AUD/USD remains on slippery grounds for the sixth consecutive day as it approaches the lowest levels since March 2020 during early Tuesday morning in Europe. The Aussie pair’s latest weakness could be linked to the recent pick-up in the US Dollar Index (DXY) while tracking the Treasury yields amid the risk-off mood.


NZD/USD bears hold onto the control as the quote renews a 31-month low around 0.5535, close to 0.5545 heading into Tuesday’s European session. The kiwi pair’s latest fall takes clues from the broad US dollar strength as traders rush towards the risk safety amid the first day of full markets.


USD/CAD takes the bids to renew one-week high around 1.3800 during Tuesday’s Asian session. In doing so, the Loonie pair pays little heed to the recently firmer prices of Canada’s main export WTI crude oil as the US Dollar Index (DXY) traces firmer yields.

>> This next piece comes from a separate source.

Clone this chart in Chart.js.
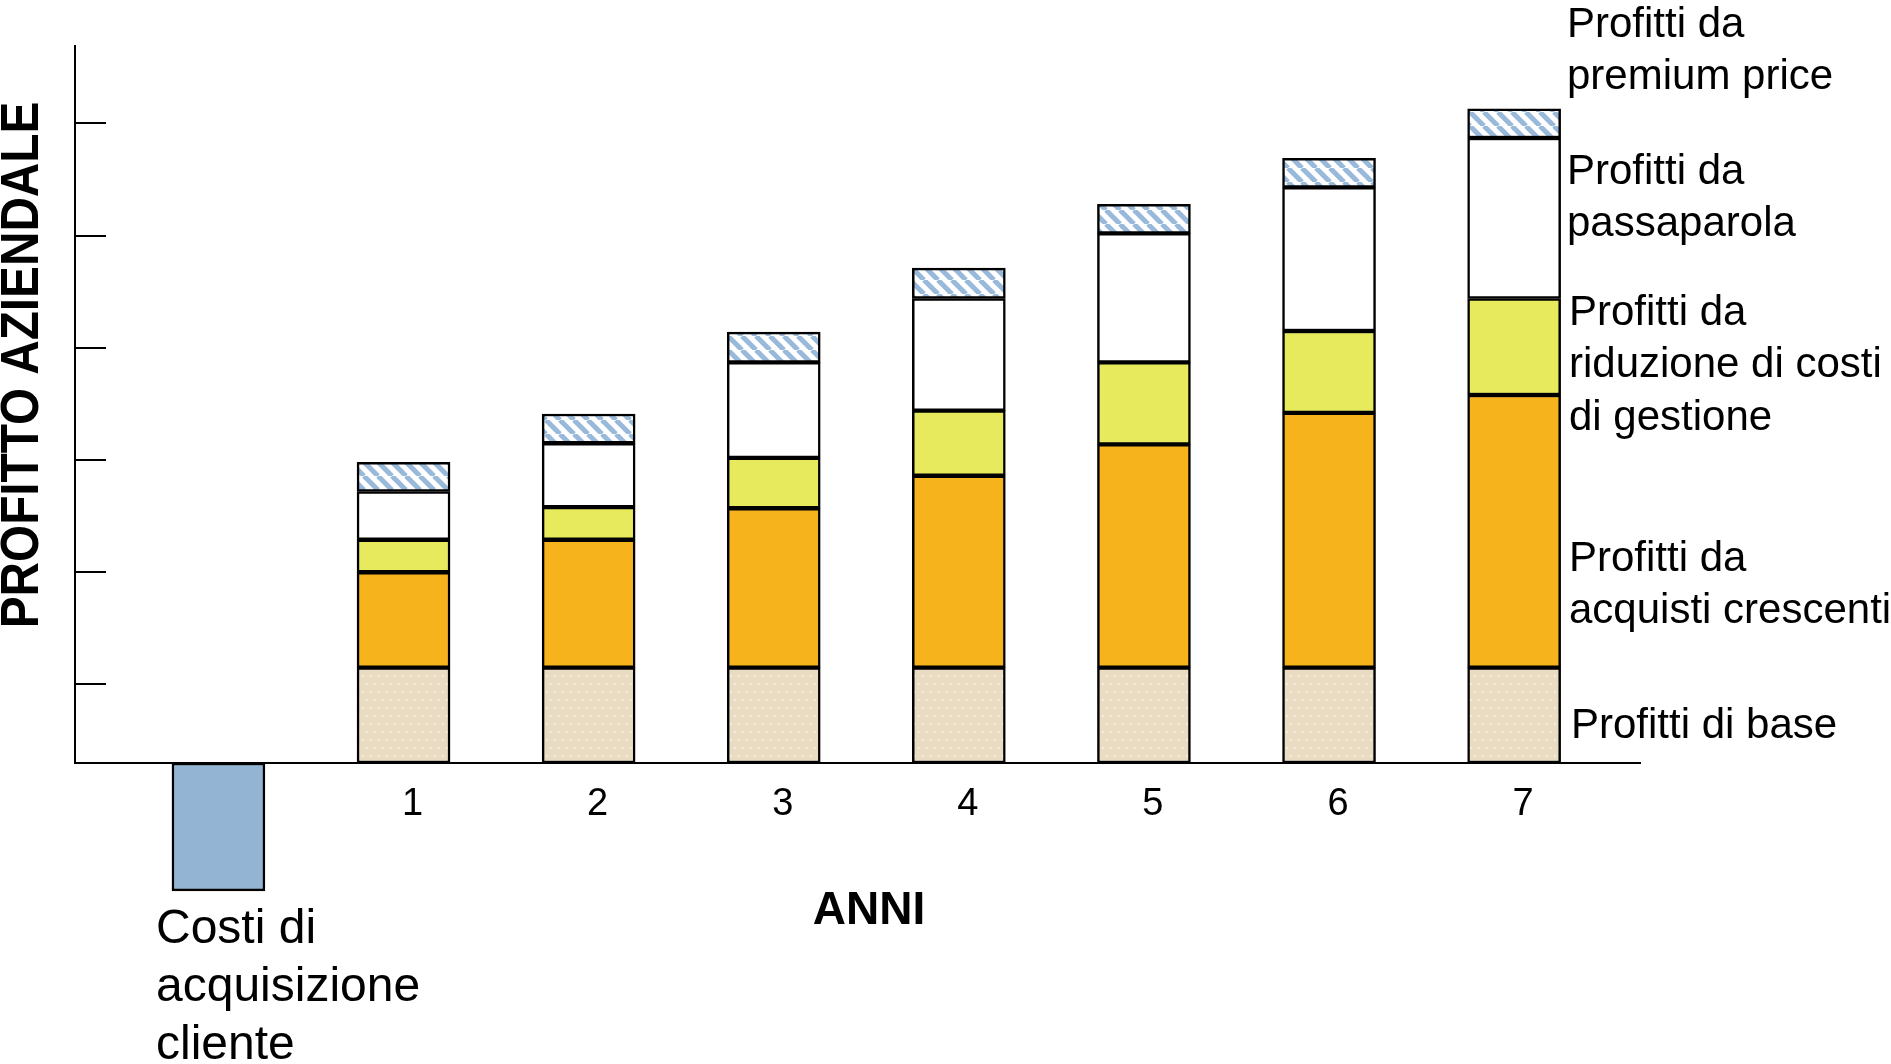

The USD/CHF pair is playing around the magical figure of 1.0000 in the early Tokyo session amid a dismal market mood due to intensifying Russian attacks on Kyiv. Investors are channelizing their funds into the US dollar index (DXY) from the risk-sensitive currencies to play the risk-off market theme. US indices will open on Tuesday after an extended weekend and will prepare for the mega event of the US Consumer Price Index (CPI) ahead.


Oil prices saw choppy trade on Tuesday as markets weighed potentially weaker demand against supply disruptions from the Russia-Ukraine conflict and OPEC production cuts. 


Gold is consolidating the downside near weekly lows near $1,660, as bears take a breather before the next push lower. Risk-aversion remains the main underlying theme this Tuesday, as US dollar bulls capitalize on safe-haven flows and add to the downside in the bullion.